Hutu pleads guilty to genocide
2007-07-13 20:48
Arusha - A former Rwandan Hutu mayor pleaded guilty on Friday to committing crimes against humanity as he appeared before the UN-backed International Criminal Tribunal for Rwanda (ICTR).
Juvenal Rugambarara was mayor of Bicumbi commune about 30km east of the capital Kigali during the 1994 genocide.
"I plead guilty," he told the court, adding that he had not taken measures to punish subordinates involved in the massacre of Tutsis in his commune.
In recognition of his guilty plea, prosecutors dropped eight of the nine charges against Rugambarara and will seek a reduced sentence of between nine and 12 years in prison.
Rugambarara is the second former mayor to be tried for crimes against humanity before the UN court, and the eighth defendant to plead guilty.
The Tanzania-based court, formed in 1994, has so far convicted 28 genocide suspects and acquitted five.

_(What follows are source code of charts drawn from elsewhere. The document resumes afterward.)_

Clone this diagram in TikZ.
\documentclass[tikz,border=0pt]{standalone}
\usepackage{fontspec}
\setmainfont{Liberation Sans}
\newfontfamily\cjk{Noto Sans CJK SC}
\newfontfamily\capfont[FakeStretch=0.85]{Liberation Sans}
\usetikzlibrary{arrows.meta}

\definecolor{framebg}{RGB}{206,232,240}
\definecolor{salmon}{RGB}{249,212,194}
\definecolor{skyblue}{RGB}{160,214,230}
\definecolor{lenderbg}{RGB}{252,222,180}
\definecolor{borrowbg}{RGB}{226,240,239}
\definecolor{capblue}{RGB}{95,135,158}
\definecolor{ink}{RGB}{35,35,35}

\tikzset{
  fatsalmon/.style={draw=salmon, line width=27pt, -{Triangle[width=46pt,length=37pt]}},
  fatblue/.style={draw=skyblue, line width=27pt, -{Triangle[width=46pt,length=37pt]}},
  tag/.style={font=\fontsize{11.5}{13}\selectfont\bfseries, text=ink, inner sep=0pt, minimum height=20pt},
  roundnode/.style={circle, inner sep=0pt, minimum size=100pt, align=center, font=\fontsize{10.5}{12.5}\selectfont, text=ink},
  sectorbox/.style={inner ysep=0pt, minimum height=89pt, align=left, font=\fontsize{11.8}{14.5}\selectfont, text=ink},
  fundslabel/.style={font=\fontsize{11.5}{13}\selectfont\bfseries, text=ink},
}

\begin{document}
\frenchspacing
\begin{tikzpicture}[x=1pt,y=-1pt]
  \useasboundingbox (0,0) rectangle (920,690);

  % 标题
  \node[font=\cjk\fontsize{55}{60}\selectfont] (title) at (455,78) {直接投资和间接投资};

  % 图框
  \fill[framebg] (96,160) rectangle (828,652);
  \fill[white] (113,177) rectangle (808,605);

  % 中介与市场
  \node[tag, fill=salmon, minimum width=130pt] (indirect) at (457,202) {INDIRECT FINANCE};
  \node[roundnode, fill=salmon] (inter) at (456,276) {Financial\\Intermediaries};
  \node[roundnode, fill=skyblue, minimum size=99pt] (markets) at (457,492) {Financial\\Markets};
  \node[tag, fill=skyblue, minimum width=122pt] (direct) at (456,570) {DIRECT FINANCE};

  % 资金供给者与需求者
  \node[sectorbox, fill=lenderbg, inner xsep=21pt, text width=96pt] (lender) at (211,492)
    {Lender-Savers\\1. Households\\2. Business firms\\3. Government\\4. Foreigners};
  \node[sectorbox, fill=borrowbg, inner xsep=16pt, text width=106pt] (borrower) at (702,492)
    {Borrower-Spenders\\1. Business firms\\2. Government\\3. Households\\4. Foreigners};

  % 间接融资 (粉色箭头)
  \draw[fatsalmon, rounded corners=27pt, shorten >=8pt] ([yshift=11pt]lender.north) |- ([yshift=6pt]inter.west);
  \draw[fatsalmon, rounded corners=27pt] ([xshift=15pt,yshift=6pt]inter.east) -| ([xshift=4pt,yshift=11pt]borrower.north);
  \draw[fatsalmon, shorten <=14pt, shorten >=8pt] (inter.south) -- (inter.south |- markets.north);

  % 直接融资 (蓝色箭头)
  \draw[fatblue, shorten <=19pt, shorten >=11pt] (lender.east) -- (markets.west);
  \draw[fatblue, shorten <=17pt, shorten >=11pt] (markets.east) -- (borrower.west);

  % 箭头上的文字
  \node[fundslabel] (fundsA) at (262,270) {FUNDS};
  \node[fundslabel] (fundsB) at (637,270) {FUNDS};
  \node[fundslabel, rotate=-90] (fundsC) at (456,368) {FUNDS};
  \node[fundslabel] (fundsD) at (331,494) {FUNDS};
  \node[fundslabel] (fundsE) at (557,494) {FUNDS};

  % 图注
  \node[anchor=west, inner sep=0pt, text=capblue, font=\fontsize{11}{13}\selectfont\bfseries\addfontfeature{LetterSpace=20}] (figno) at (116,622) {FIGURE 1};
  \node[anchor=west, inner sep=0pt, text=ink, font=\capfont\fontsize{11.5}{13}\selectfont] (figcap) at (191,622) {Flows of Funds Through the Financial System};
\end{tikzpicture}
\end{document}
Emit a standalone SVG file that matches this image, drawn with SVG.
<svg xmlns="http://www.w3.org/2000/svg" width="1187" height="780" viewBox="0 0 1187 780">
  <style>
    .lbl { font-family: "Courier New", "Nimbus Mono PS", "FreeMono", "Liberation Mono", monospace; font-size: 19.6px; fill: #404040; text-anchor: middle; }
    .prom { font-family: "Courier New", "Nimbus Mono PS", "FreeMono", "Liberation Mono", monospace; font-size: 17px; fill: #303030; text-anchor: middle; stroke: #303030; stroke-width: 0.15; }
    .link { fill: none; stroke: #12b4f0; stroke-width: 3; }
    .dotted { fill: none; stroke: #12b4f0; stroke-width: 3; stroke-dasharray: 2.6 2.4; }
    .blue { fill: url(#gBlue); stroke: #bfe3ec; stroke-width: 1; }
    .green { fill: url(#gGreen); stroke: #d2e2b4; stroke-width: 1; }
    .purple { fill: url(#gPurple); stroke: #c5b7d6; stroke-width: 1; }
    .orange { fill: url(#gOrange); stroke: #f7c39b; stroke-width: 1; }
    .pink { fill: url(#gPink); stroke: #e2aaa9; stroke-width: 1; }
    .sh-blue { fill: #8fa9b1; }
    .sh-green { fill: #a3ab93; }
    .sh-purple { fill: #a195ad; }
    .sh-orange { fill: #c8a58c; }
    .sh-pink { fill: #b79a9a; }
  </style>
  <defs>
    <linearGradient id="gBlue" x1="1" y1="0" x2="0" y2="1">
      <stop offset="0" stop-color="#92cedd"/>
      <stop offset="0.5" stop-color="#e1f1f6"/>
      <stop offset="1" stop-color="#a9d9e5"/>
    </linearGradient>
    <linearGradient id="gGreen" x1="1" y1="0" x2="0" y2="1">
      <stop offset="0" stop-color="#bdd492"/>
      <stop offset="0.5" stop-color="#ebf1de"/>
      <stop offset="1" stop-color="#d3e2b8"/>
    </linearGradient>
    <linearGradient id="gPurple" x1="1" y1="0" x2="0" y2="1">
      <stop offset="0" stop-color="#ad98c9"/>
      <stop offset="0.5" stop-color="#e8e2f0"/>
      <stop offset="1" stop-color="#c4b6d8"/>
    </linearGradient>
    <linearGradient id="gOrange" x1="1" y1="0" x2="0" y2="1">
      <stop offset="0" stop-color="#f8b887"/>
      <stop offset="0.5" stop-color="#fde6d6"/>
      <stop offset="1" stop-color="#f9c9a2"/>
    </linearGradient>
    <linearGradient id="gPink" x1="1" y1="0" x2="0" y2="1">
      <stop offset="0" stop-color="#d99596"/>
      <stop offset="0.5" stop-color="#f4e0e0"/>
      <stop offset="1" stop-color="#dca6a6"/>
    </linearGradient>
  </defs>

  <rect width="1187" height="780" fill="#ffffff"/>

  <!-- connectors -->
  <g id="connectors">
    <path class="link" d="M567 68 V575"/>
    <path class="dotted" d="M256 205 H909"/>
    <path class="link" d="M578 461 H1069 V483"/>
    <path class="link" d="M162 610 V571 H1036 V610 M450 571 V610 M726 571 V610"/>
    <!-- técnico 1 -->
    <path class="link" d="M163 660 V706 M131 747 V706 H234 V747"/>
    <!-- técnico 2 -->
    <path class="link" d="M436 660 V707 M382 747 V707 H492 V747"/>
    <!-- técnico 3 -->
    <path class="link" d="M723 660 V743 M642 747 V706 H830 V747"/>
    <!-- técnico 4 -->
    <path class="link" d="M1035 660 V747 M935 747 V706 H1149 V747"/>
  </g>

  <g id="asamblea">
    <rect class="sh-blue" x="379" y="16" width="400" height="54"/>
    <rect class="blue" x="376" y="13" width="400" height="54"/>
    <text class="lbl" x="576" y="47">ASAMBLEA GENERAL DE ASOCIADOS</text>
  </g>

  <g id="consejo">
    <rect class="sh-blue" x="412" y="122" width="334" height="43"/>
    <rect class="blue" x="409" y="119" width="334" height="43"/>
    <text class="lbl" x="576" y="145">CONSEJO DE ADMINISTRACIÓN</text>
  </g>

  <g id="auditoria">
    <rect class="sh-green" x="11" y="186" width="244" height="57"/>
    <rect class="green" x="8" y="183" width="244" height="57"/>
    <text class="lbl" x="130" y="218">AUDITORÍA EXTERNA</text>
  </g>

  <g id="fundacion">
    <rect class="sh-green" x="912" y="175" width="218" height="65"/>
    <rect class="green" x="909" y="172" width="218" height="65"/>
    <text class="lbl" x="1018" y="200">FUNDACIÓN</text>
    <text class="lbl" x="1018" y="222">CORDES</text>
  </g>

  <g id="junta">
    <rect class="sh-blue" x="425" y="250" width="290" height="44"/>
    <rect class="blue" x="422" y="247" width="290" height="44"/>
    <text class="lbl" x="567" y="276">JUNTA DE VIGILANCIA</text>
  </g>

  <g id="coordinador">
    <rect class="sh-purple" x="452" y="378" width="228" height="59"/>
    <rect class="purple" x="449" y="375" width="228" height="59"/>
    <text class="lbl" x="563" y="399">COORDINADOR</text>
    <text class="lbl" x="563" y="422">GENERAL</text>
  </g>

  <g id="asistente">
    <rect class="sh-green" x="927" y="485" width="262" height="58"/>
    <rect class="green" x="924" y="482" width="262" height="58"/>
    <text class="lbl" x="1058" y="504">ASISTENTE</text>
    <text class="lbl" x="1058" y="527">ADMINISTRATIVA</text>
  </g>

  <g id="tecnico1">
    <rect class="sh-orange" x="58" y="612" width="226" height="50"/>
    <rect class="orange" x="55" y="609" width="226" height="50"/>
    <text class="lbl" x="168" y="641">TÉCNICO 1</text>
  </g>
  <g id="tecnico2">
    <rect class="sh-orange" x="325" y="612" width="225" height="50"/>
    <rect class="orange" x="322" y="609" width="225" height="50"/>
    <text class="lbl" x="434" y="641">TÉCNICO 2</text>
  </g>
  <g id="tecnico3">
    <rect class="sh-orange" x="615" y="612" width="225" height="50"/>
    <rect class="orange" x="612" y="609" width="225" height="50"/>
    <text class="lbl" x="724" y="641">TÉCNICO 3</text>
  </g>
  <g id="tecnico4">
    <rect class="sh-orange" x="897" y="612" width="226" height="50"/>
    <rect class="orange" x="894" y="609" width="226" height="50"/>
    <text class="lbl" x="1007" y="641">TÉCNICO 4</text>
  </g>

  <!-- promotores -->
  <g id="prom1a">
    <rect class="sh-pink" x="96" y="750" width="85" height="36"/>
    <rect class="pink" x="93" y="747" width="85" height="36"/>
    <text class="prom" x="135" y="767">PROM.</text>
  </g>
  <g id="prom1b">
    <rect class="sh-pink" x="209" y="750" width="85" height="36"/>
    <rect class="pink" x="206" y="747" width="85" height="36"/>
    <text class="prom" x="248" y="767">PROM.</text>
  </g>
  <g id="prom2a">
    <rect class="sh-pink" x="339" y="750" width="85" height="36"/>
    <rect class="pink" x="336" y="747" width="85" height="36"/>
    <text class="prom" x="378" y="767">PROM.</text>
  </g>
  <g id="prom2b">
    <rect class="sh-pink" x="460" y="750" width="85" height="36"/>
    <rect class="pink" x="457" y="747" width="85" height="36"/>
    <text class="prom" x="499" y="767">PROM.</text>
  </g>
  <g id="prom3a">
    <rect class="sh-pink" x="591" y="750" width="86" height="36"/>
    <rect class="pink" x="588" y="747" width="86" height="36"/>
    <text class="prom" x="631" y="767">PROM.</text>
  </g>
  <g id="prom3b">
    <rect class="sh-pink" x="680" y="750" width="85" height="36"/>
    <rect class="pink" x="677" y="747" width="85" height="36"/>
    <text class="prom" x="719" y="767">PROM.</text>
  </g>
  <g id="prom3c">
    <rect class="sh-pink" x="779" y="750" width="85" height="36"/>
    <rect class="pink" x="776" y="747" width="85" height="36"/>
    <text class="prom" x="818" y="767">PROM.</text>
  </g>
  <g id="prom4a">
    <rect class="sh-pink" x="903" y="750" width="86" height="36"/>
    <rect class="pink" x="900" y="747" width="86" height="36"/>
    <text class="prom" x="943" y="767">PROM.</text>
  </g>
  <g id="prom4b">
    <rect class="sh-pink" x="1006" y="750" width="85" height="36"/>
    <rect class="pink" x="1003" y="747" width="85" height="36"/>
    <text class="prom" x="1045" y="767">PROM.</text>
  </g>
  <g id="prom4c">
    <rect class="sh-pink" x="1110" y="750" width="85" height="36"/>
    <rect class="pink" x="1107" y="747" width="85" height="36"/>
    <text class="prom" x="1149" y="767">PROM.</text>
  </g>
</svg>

Rugambarara appealed to Rwandan President Paul Kagame to "intensify the fight for unity and reconciliation of all Rwandans so that Hutus, Tutsis" and the indigenous Twas people of Rwanda "can live together like the retina and pupil of an eye".
Kagame headed the Tutsi rebel force that eventually halted the slaughter.
In the space of just a few months in 1994, about 800 000 people - mainly minority Tutsis and moderate Hutus - were massacred by Hutu extremists in the central African country.